Breath, Eyes, Memory Suffering Quotes

How we cite our quotes: (Chapter.Page)

Quote #7

My flesh ripped apart as I pressed the pestle into it. I could see the blood slowly dripping onto the bed sheet. I took the pestle and the blood sheet and stuffed them into a bag. It was gone, the veil that always held my mother's finger back every time she tested me. (12.88)

Sophie doesn't understand why her mother feels she has to perform regular virginity tests on her, but she does know how to make it stop. If she breaks her hymen, Martine will think she's lost her virginity.

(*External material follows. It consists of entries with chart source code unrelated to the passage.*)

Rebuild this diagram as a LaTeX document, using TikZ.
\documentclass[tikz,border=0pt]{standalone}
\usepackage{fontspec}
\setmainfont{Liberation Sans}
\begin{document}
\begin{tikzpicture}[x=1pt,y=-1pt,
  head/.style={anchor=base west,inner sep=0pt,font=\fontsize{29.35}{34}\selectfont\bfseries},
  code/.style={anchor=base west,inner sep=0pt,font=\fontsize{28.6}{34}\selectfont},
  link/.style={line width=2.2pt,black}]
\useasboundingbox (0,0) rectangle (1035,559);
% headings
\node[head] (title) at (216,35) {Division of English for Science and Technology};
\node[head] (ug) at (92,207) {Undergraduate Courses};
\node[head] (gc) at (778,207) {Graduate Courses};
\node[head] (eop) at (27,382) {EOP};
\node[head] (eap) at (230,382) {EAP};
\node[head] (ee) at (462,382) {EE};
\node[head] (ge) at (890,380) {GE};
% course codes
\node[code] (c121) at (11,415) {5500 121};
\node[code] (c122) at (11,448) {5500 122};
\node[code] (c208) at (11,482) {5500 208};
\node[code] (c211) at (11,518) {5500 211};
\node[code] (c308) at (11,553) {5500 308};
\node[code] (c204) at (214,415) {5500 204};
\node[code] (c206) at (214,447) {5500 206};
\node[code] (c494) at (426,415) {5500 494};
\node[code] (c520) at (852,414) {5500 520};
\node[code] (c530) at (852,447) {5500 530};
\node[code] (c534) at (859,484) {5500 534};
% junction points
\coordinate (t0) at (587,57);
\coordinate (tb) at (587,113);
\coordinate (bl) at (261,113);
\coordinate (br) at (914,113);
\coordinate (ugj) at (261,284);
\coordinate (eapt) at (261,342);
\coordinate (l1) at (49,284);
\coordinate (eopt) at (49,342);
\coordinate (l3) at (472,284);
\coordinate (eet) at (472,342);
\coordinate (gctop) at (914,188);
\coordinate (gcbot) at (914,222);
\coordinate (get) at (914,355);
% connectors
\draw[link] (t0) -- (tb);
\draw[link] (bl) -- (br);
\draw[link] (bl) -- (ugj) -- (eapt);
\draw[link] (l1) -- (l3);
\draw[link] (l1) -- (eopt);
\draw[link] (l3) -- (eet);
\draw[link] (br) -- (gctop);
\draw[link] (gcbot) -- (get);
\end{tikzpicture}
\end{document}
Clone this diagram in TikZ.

But what Sophie does is closer to self-mutilation, a reflection of self-hatred that's been brewing since she learned that she was a product of rape and the stuff of her mother's nightmares. Her actions here also show a terrible strength: Sophie is willing to do whatever it takes to preserve herself from more humiliation.

Quote #8

I turned back for one last look. The coal vendor was curled in a fetal position on the ground. He was spitting blood. The other Macoutes joined in, pounding their boots on the coal seller's head. Everyone watched in shocked silence, but no one said anything. (17.118)

Suffering is not limited to personal or familial grief in this work. All around the Caco family in Haiti is a violent and corrupt governmental system, along with an out-of-control paramilitary force wreaking havoc on the citizenry. Even though Sophie had escaped the initial bouts of violence when she left Haiti as a child, she returns to find that not much has changed for the better.

Quote #9

But the Macoutes, they did not hide. When they entered a house, they asked to be fed, demanded the woman of the house, and forced her into her own bedroom. Then all you heard was screams until it was her daughter's turn. If a mother refused, they would make her sleep with her son and brother or even her own father. (21.139)

The brutality of the Tonton Macoutes isn't confined to those who experience it first-hand—stories of their evil deeds sow seeds of terror in the Haitian people and keep them paralyzed in the face of violence. The level of their depravity clearly affects Sophie and the women in her family, who have already been torn apart by the sexual assault of Martine.